## Start DATA PROVIDED

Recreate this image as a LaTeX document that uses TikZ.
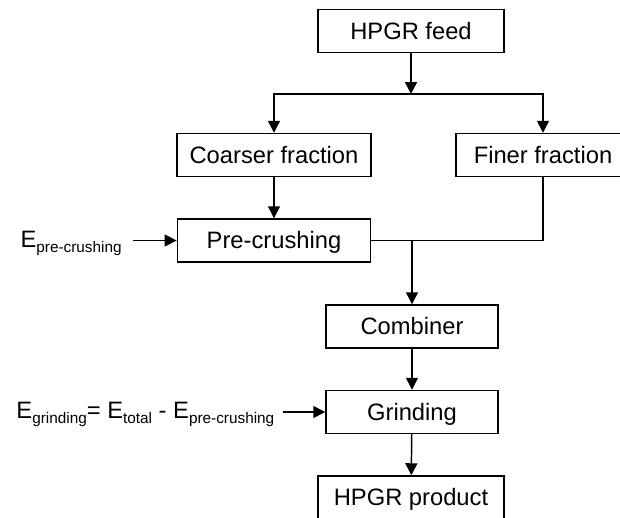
\documentclass[tikz,border=0pt]{standalone}
\usepackage{fontspec}
\setmainfont{Liberation Sans}
\usetikzlibrary{arrows.meta}
\newcommand{\esub}[1]{\raisebox{-3.75pt}{\fontsize{11.5}{12}\selectfont #1}}

\begin{document}
\begin{tikzpicture}[x=0.75pt,y=-0.75pt,>={Triangle[length=9pt,width=9pt]},
line width=1.1pt,
box/.style={draw,minimum height=32.25pt,inner sep=0pt,
text height=12.7pt,text depth=0pt,font=\fontsize{17.8}{21}\selectfont},
energy/.style={inner xsep=6pt,inner ysep=0pt,anchor=east,
text height=12.7pt,text depth=0pt,font=\fontsize{17.8}{21}\selectfont}]
\clip (0,0) rectangle (620,517);
% units
\node[box,minimum width=139.5pt] (feed) at (411,31) {HPGR feed};
\node[box,minimum width=145.5pt] (coarse) at (274,155) {Coarser fraction};
\node[box,minimum width=130.5pt] (fine) at (543,155) {Finer fraction};
\node[box,minimum width=145pt] (precrush) at (274,240.5) {Pre-crushing};
\node[box,minimum width=129pt] (combiner) at (412,326.5) {Combiner};
\node[box,minimum width=129pt] (grinding) at (412,412) {Grinding};
\node[box,minimum width=139.5pt] (product) at (411,497.5) {HPGR product};
% energy inputs
\node[energy,inner xsep=8pt] (epre) at (133,239) {E\esub{pre-crushing}};
\node[energy] (egrind) at (283,410) {E\esub{grinding}= E\esub{total} - E\esub{pre-crushing}};
\coordinate (split) at (411,94);
\coordinate (join) at (412,240.5);
% flows
\draw[->] (feed) -- (split);
\draw[->] (split) -| (coarse);
\draw[->] (split) -| (fine);
\draw[->] (coarse) -- (precrush);
\draw (precrush) -- (join);
\draw (fine) |- (join);
\draw[->] (join) -- (combiner);
\draw[->] (combiner) -- (grinding);
\draw[->] (grinding) -- (product);
\draw[->] (epre.east |- precrush) -- (precrush);
\draw[->] (egrind.east |- grinding) -- (grinding);
\end{tikzpicture}
\end{document}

## End DATA PROVIDED

▸ TASK DESCRIPTION: The data above needs to be retyped exactly, with the images left out.

▸ ANSWER TO THE PROBLEM:
Recreate this image as a LaTeX document that uses TikZ.
\documentclass[tikz,border=0pt]{standalone}
\usepackage{fontspec}
\setmainfont{Liberation Sans}
\usetikzlibrary{arrows.meta}
\newcommand{\esub}[1]{\raisebox{-3.75pt}{\fontsize{11.5}{12}\selectfont #1}}

\begin{document}
\begin{tikzpicture}[x=0.75pt,y=-0.75pt,>={Triangle[length=9pt,width=9pt]},
line width=1.1pt,
box/.style={draw,minimum height=32.25pt,inner sep=0pt,
text height=12.7pt,text depth=0pt,font=\fontsize{17.8}{21}\selectfont},
energy/.style={inner xsep=6pt,inner ysep=0pt,anchor=east,
text height=12.7pt,text depth=0pt,font=\fontsize{17.8}{21}\selectfont}]
\clip (0,0) rectangle (620,517);
% units
\node[box,minimum width=139.5pt] (feed) at (411,31) {HPGR feed};
\node[box,minimum width=145.5pt] (coarse) at (274,155) {Coarser fraction};
\node[box,minimum width=130.5pt] (fine) at (543,155) {Finer fraction};
\node[box,minimum width=145pt] (precrush) at (274,240.5) {Pre-crushing};
\node[box,minimum width=129pt] (combiner) at (412,326.5) {Combiner};
\node[box,minimum width=129pt] (grinding) at (412,412) {Grinding};
\node[box,minimum width=139.5pt] (product) at (411,497.5) {HPGR product};
% energy inputs
\node[energy,inner xsep=8pt] (epre) at (133,239) {E\esub{pre-crushing}};
\node[energy] (egrind) at (283,410) {E\esub{grinding}= E\esub{total} - E\esub{pre-crushing}};
\coordinate (split) at (411,94);
\coordinate (join) at (412,240.5);
% flows
\draw[->] (feed) -- (split);
\draw[->] (split) -| (coarse);
\draw[->] (split) -| (fine);
\draw[->] (coarse) -- (precrush);
\draw (precrush) -- (join);
\draw (fine) |- (join);
\draw[->] (join) -- (combiner);
\draw[->] (combiner) -- (grinding);
\draw[->] (grinding) -- (product);
\draw[->] (epre.east |- precrush) -- (precrush);
\draw[->] (egrind.east |- grinding) -- (grinding);
\end{tikzpicture}
\end{document}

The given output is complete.